Friday, February 27, 2015

About the Las Vegas murder

At first, the death by handgun bullet of Tammy Meyers in Las Vegas seemed to be a simple case of road rage.  Meyers was teaching her 15-year-old daughter to drive, and the story was that their car, with the younger woman at the wheel, was involved in some near-collision with another car, and the situation escalated to a point at which the unknown driver of the other car chased the Meyers women to their home and shot the mother in the head.

And then, it didn't happen to have happened that way, although that's how the initial report from Robert Meyers, husband of the deceased, had it.  He said he was confused when he left out the details, such as that the women came home angry after some confrontation with a neighbor, rounded up their 22-year-old son, and went back out in pursuit of the other party, leading to two separate gunfights.  The final gunfight took place at the Meyers home, and Mrs Meyers was in fact shot at that time.

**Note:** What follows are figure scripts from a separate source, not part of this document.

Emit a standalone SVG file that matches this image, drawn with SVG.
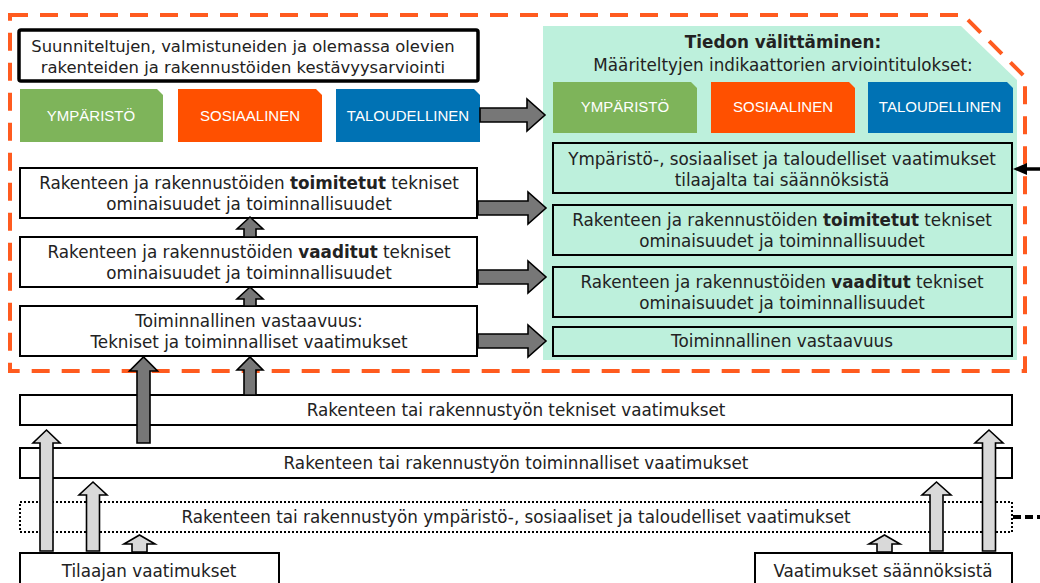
<svg xmlns="http://www.w3.org/2000/svg" width="1040" height="583" viewBox="0 0 1040 583">
<defs>
<style>
.t{font-family:"DejaVu Sans",Verdana,sans-serif;font-size:16.8px;fill:#222;text-anchor:middle}
.ti{font-size:16.4px}
.b{font-weight:bold}
.tag{font-family:"Liberation Sans",Arial,sans-serif;font-size:15px;fill:#fff;text-anchor:middle}
.box{fill:#fff;stroke:#000;stroke-width:2}
.pbox{fill:#BDF0DC;stroke:#000;stroke-width:2}
.dark{fill:#777;stroke:#000;stroke-width:1.6;stroke-linejoin:miter}
.light{fill:#D9D9D9;stroke:#000;stroke-width:1.6;stroke-linejoin:miter}
</style>
</defs>
<rect width="1040" height="583" fill="#fff"/>
<g id="panel">
<path d="M543,26 H961 L1017,80 V360 H543 Z" fill="#BDF0DC"/>
<text class="t b" x="783" y="48">Tiedon välittäminen:</text>
<text class="t" x="783" y="71">Määriteltyjen indikaattorien arviointitulokset:</text>
</g>
<g id="frame">
<path d="M10,15 H963 L1025,77 V371 H10 Z" fill="none" stroke="#FF5B1F" stroke-width="4" stroke-dasharray="18 12"/>
</g>
<g id="title">
<rect x="19" y="30" width="459" height="51" rx="2" fill="#fff" stroke="#000" stroke-width="3.5"/>
<text class="t ti" x="243" y="52">Suunniteltujen, valmistuneiden ja olemassa olevien</text>
<text class="t ti" x="243" y="73">rakenteiden ja rakennustöiden kestävyysarviointi</text>
</g>
<g id="tag-ymparisto-l"><polygon points="20,89 157,89 163,95 163,142 20,142" fill="#7EB45A"/><text class="tag" x="91" y="121">YMPÄRISTÖ</text></g>
<g id="tag-sosiaalinen-l"><polygon points="178,89 316,89 322,95 322,142 178,142" fill="#FF5000"/><text class="tag" x="250" y="121">SOSIAALINEN</text></g>
<g id="tag-taloudellinen-l"><polygon points="336,89 474,89 480,95 480,142 336,142" fill="#0072B4"/><text class="tag" x="408" y="121">TALOUDELLINEN</text></g>
<g id="tag-ymparisto-r"><polygon points="553,82 691,82 697,88 697,133 553,133" fill="#7EB45A"/><text class="tag" x="625" y="112">YMPÄRISTÖ</text></g>
<g id="tag-sosiaalinen-r"><polygon points="711,82 849,82 855,88 855,133 711,133" fill="#FF5000"/><text class="tag" x="783" y="112">SOSIAALINEN</text></g>
<g id="tag-taloudellinen-r"><polygon points="868,82 1007,82 1013,88 1013,133 868,133" fill="#0072B4"/><text class="tag" x="940" y="112">TALOUDELLINEN</text></g>
<g id="left-toimitetut"><rect class="box" x="20" y="168" width="457" height="50"/>
<text class="t" x="249" y="189">Rakenteen ja rakennustöiden <tspan class="b">toimitetut</tspan> tekniset</text>
<text class="t" x="249" y="210">ominaisuudet ja toiminnallisuudet</text></g>
<g id="left-vaaditut"><rect class="box" x="20" y="237" width="457" height="50"/>
<text class="t" x="249" y="258">Rakenteen ja rakennustöiden <tspan class="b">vaaditut</tspan> tekniset</text>
<text class="t" x="249" y="279">ominaisuudet ja toiminnallisuudet</text></g>
<g id="left-vastaavuus"><rect class="box" x="20" y="306" width="457" height="50"/>
<text class="t" x="249" y="327">Toiminnallinen vastaavuus:</text>
<text class="t" x="249" y="348">Tekniset ja toiminnalliset vaatimukset</text></g>
<g id="right-vaatimukset"><rect class="pbox" x="553" y="143" width="459" height="50"/>
<text class="t" x="782" y="165">Ympäristö-, sosiaaliset ja taloudelliset vaatimukset</text>
<text class="t" x="782" y="186">tilaajalta tai säännöksistä</text></g>
<g id="right-toimitetut"><rect class="pbox" x="553" y="205" width="459" height="50"/>
<text class="t" x="782" y="226">Rakenteen ja rakennustöiden <tspan class="b">toimitetut</tspan> tekniset</text>
<text class="t" x="782" y="247">ominaisuudet ja toiminnallisuudet</text></g>
<g id="right-vaaditut"><rect class="pbox" x="553" y="267" width="459" height="50"/>
<text class="t" x="782" y="288">Rakenteen ja rakennustöiden <tspan class="b">vaaditut</tspan> tekniset</text>
<text class="t" x="782" y="309">ominaisuudet ja toiminnallisuudet</text></g>
<g id="right-vastaavuus"><rect class="pbox" x="553" y="327" width="459" height="29"/>
<text class="t" x="782" y="347">Toiminnallinen vastaavuus</text></g>
<g id="tekniset"><rect class="box" x="20" y="395" width="992" height="30"/>
<text class="t" x="516" y="416">Rakenteen tai rakennustyön tekniset vaatimukset</text></g>
<g id="toiminnalliset"><rect class="box" x="20" y="448" width="992" height="30"/>
<text class="t" x="516" y="469">Rakenteen tai rakennustyön toiminnalliset vaatimukset</text></g>
<g id="kestavyys"><rect x="20" y="502" width="992" height="30" fill="#fff" stroke="#000" stroke-width="2" stroke-dasharray="2 2"/>
<text class="t" x="516" y="523">Rakenteen tai rakennustyön ympäristö-, sosiaaliset ja taloudelliset vaatimukset</text></g>
<g id="tilaaja"><rect class="box" x="20" y="553" width="259" height="40"/>
<text class="t" x="149" y="577">Tilaajan vaatimukset</text></g>
<g id="saannokset"><rect class="box" x="755" y="553" width="257" height="40"/>
<text class="t" x="883" y="577">Vaatimukset säännöksistä</text></g>
<g id="connectors">
<polygon class="dark" points="480,108 527,108 527,99 545,115 527,131 527,122 480,122"/>
<polygon class="dark" points="478,201 528,201 528,192 546,208 528,224 528,215 478,215"/>
<polygon class="dark" points="478,270 528,270 528,261 546,277 528,293 528,284 478,284"/>
<polygon class="dark" points="478,334 528,334 528,325 546,341 528,357 528,348 478,348"/>
<polygon class="dark" points="244,237 244,229 237,229 250,217 263,229 256,229 256,237"/>
<polygon class="dark" points="244,306 244,299 237,299 250,287 263,299 256,299 256,306"/>
<polygon class="dark" points="137,443 137,371 129.5,371 143.5,357 157.5,371 150,371 150,443"/>
<polygon class="dark" points="244,395 244,370 237,370 250,357 263,370 256,370 256,395"/>
<polygon class="light" points="40,551 40,443 33,443 46.5,430 60,443 53,443 53,551"/>
<polygon class="light" points="86.5,551 86.5,495 79,495 93,482 107,495 99.5,495 99.5,551"/>
<polygon class="light" points="132,552 132,544 124,544 139.5,535 155,544 147,544 147,552"/>
<polygon class="light" points="982.5,551 982.5,443 975,443 989,430 1003,443 995.5,443 995.5,551"/>
<polygon class="light" points="930,551 930,495 922,495 936.5,482 951,495 943,495 943,551"/>
<polygon class="light" points="877,552 877,544 869,544 884.5,535 900,544 892,544 892,552"/>
<line x1="1025" y1="169" x2="1040" y2="169" stroke="#000" stroke-width="3.5"/>
<polygon points="1013,169 1027,163 1027,175" fill="#000"/>
<line x1="1013" y1="517" x2="1040" y2="517" stroke="#000" stroke-width="4" stroke-dasharray="8 4"/>
</g>
</svg>
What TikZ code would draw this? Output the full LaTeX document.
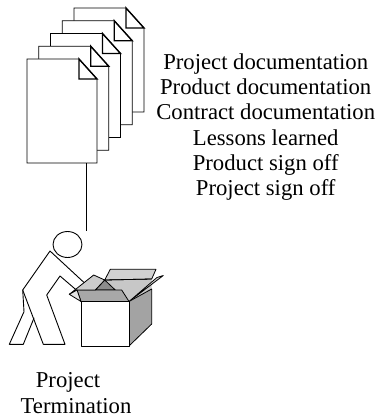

The 19-year-old neighbor, Erich Milton Nowsch, appeared in court on Monday but has not entered a plea yet.  His attorney, Conrad Claus, says Nowsch feared for his life and acted in self-defense.

Police and prosecutors are saying that the Meyers family gave conflicting information, misleading suspect descriptions, and incomplete information.  For instance, they claimed that it was some tall random stranger, while in fact, Nowsch is a smallish sort of guy who lives around the corner and was well known to the Meyerses.  The late Tammy Meyers used to slip him a twenty when he showed up claiming hunger and would routinely admonish him to pull his pants up when she saw him affecting a gangster persona at the local park.

So who knows what happened, anyway?  A mistake by a novice driver? Aggressive driving by Nowsch?  A long-standing dispute or a flashpoint disagreement with horrible consequences?
So sad, so avoidable

Whatever happens when the courts shake this all out, one thing remains certain: had Tammy Meyers and her daughter returned home and let either time or the police handle it, there would likely have been no murder.  But acting like an old western in which cowboys ran to the saloon and rounded up a posse to mount up and chase after the Dalton Gang is not bound to end up well.

You could ask the Meyers family about that.  Her son's defiant statement, "I did what I had to do to protect my mother" left out the possibility that he might have protected her more by staying home and acting reasonably.